Hey there! I’m back from being a super spotty blogger over the past couple of weeks to share these vegan coconut chocolate chip cupcakes with you! I made these one night last week when I was up late working and was craving a break from my computer screen more than anything.
So, I closed my laptop, headed to the kitchen, and whipped up something random, which ended up being vegan coconut chocolate chip cupcakes!

These vegan coconut chocolate chip cupcakes are fluffy and delightful and bursting with chocolate chips. If you don’t have chocolate chips, you can chop up a bar of chocolate and use that instead.
And if coconut isn’t your thing, and you prefer a non-coconut flavored cake (and/or happen to be out of full-fat coconut milk), you can swap this ingredient for the same amount of a neutral oil (like canola or avocado).

Now, I’m usually a frosting person. But for some reason, I was just craving a quick bread-style cupcake and was feeling too lazy to make frosting.
The next morning, I did defrost some leftover frosting I had in the freezer from a recent cupcake fiasco, and added it to some of the remaining cupcakes (results: delicious). You can certainly frost these vegan coconut chocolate chip cupcakes if you so desire.
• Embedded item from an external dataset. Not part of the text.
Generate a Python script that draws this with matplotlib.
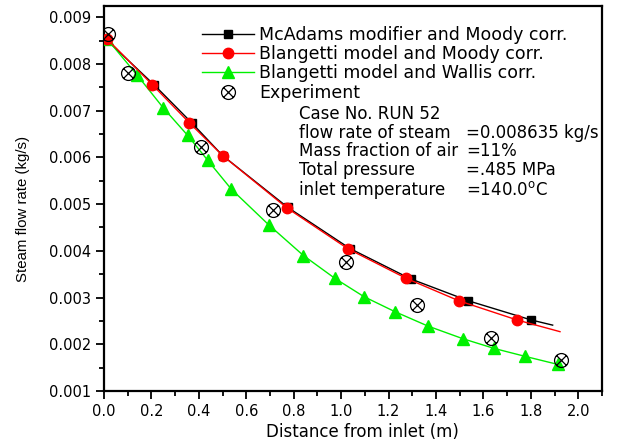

Vanilla vegan buttercream or chocolate vegan buttercream would both taste delightful. Almond vegan buttercream would be great too. I’ll leave a simple buttercream recipe at the end of the recipe if you would like a frosting option!
I am working on a nutrition-related blog post that I hope to get up over the weekend. As always, I welcome suggestions for nutrition or environmental science or public health-related posts.

Until then, I hope you enjoy these vegan coconut chocolate chip cupcakes. Millie and I are sending warm wishes and virtual hugs your way.
Have a great day! As always, I welcome questions, comments, and post suggestions in the comments below, as well as on Instagram, Twitter, or YouTube.
Vegan Coconut Chocolate Chip Cupcakes
Prep Time: 20 minutes
Cook Time: 8-15 minutes, depending on size of cookies baked
Servings: 8-16 cookies, depending on size of cookies baked
INGREDIENTS – Cupcakes:
- 2 cups all-purpose flour
- 1 teaspoon baking soda
- 1/2 teaspoon salt
- 1/2 cup full fat coconut milk (from a can, or sub neutral oil like canola or avocado)
- 3/4 cup sugar
- 1 cup unsweetened plant milk (almond, soy, rice, etc)
- 1 teaspoon vanilla extract
- 1 teaspoon almond extract (or sub additional vanilla)
- 1 teaspoon vinegar
- 1 cup nondairy chocolate chips or mini chocolate chips
INGREDIENTS – Frosting:
- 1/2 cup non-dairy butter, softened (I like to use Earth Balance baking sticks for frosting)
- 1 teaspoon vanilla extract
- 1 teaspoon almond extract
- 1-2 tablespoon(s) non-dairy milk
METHOD:
- Preheat oven to 350 degrees F.
- In a large bowl, whisk together flour, baking soda, and salt.
- In a medium bowl, whisk together coconut milk (or oil), sugar, plant milk, vanilla and almond extracts, and vinegar.
- Pour wet mix into dry mixture and fold gently until just combined.
- Add chocolate chips and stir gently until chocolate is just dispersed in the batter.
- Pour about 3/4 cup batter into each compartment of a lined or prepared muffin tin.
- Place muffin tin in the oven for 18-20 minutes until muffins have risen and are golden.
- Allow to cool. If frosting cupcakes, begin to assemble frosting: place softened vegan butter in a large bowl or stand mixer bowl. Add vanilla and almond extract and 1 cup powdered sugar. Beat together, preferably using an electric stand mixer or electric beaters until light and fluffy, for 1-2 minutes. Scrape down the sides of the bowl with a spatula. Add remaining powdered sugar and beat for an additional 2-3 minutes. If the frosting is too thick, add non-dairy milk, one tablespoon at a time. Frost cooled cupcakes and enjoy.